* Task brief
Drop every picture. Then return, exactly, the lines from the beginning of the listing below through the one containing "(maintenance) at (763,838.5)".

* Recorded information
"""

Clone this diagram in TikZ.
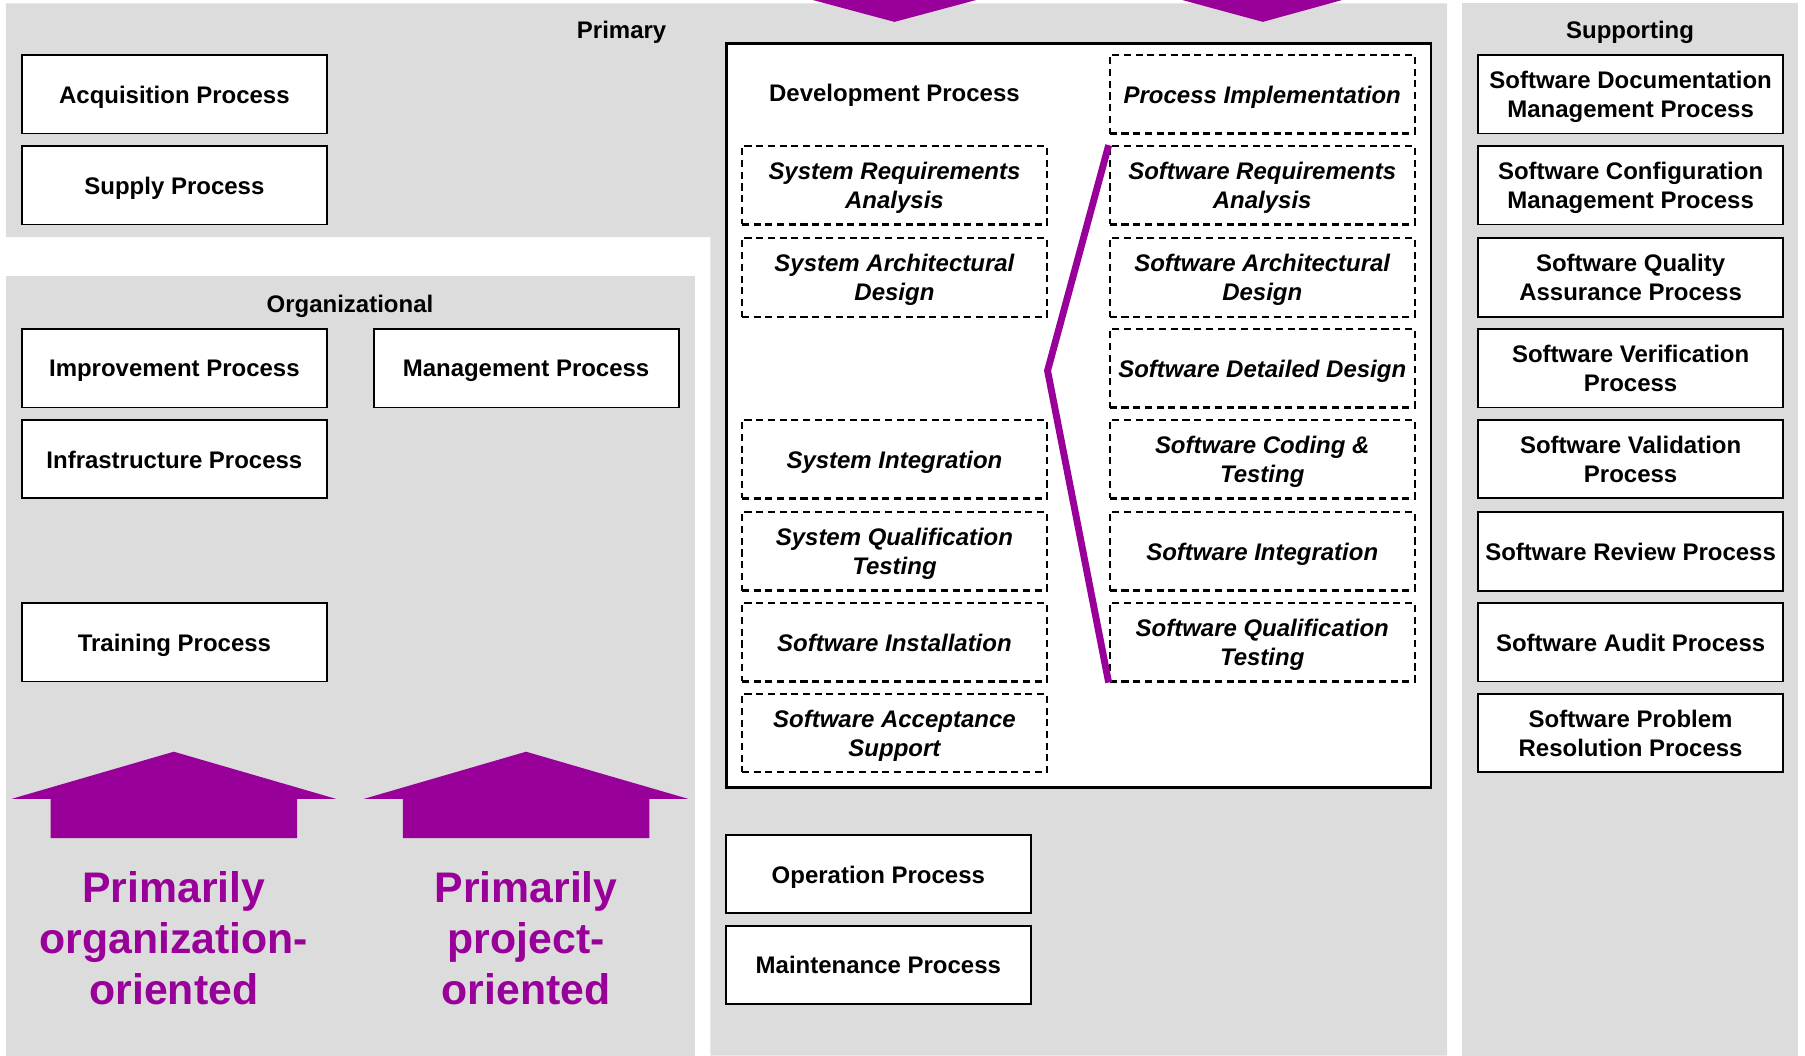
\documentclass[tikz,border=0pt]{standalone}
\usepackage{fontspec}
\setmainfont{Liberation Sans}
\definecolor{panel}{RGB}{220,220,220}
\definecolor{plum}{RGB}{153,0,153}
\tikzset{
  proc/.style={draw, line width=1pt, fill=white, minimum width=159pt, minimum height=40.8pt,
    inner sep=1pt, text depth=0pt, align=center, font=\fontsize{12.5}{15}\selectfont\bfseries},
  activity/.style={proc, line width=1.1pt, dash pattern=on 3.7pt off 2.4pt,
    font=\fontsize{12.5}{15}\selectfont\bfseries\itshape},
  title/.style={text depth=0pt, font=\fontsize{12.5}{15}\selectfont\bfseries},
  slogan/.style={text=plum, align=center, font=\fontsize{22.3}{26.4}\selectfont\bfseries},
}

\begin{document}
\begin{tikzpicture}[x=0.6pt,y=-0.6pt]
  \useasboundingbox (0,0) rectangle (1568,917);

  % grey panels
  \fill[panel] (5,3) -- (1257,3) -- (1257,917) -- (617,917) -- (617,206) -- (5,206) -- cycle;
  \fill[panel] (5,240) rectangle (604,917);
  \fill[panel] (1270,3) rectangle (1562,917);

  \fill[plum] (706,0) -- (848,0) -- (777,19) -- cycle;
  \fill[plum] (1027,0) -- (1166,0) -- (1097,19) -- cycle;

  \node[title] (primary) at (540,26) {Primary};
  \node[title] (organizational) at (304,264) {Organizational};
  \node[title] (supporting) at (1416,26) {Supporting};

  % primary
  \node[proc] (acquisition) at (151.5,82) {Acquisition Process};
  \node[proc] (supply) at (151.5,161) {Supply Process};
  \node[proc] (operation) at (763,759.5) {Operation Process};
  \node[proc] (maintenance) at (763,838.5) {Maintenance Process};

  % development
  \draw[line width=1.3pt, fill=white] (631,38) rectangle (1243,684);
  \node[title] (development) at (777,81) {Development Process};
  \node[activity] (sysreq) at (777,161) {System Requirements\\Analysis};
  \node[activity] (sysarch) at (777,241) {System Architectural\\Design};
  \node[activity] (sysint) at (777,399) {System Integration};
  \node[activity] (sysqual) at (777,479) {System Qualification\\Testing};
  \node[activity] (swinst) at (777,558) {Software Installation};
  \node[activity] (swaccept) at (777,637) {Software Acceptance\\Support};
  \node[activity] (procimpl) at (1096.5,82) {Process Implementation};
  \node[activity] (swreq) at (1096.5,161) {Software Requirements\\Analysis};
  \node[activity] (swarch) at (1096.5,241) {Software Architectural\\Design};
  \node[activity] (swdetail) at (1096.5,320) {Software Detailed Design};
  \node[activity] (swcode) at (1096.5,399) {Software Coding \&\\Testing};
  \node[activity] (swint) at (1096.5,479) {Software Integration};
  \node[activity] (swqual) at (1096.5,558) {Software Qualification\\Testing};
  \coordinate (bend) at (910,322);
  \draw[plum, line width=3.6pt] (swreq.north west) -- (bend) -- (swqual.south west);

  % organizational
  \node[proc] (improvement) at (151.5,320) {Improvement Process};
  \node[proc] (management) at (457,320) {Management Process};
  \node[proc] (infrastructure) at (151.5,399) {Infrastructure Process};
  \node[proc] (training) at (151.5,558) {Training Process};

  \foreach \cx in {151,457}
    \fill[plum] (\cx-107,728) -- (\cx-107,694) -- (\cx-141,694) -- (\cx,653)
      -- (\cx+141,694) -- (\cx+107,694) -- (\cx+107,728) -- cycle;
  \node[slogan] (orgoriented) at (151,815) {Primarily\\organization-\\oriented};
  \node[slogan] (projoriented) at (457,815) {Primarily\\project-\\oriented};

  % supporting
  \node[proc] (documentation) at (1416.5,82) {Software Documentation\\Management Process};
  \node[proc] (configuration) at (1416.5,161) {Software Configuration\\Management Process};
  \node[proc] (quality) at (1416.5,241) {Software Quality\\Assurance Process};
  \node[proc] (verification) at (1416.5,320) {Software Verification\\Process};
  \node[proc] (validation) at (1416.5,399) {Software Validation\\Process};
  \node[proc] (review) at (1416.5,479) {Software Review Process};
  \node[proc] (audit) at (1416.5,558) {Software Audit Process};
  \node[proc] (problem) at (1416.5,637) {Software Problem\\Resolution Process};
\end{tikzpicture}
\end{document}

"""

* The output
Clone this diagram in TikZ.
\documentclass[tikz,border=0pt]{standalone}
\usepackage{fontspec}
\setmainfont{Liberation Sans}
\definecolor{panel}{RGB}{220,220,220}
\definecolor{plum}{RGB}{153,0,153}
\tikzset{
  proc/.style={draw, line width=1pt, fill=white, minimum width=159pt, minimum height=40.8pt,
    inner sep=1pt, text depth=0pt, align=center, font=\fontsize{12.5}{15}\selectfont\bfseries},
  activity/.style={proc, line width=1.1pt, dash pattern=on 3.7pt off 2.4pt,
    font=\fontsize{12.5}{15}\selectfont\bfseries\itshape},
  title/.style={text depth=0pt, font=\fontsize{12.5}{15}\selectfont\bfseries},
  slogan/.style={text=plum, align=center, font=\fontsize{22.3}{26.4}\selectfont\bfseries},
}

\begin{document}
\begin{tikzpicture}[x=0.6pt,y=-0.6pt]
  \useasboundingbox (0,0) rectangle (1568,917);

  % grey panels
  \fill[panel] (5,3) -- (1257,3) -- (1257,917) -- (617,917) -- (617,206) -- (5,206) -- cycle;
  \fill[panel] (5,240) rectangle (604,917);
  \fill[panel] (1270,3) rectangle (1562,917);

  \fill[plum] (706,0) -- (848,0) -- (777,19) -- cycle;
  \fill[plum] (1027,0) -- (1166,0) -- (1097,19) -- cycle;

  \node[title] (primary) at (540,26) {Primary};
  \node[title] (organizational) at (304,264) {Organizational};
  \node[title] (supporting) at (1416,26) {Supporting};

  % primary
  \node[proc] (acquisition) at (151.5,82) {Acquisition Process};
  \node[proc] (supply) at (151.5,161) {Supply Process};
  \node[proc] (operation) at (763,759.5) {Operation Process};
  \node[proc] (maintenance) at (763,838.5) {Maintenance Process};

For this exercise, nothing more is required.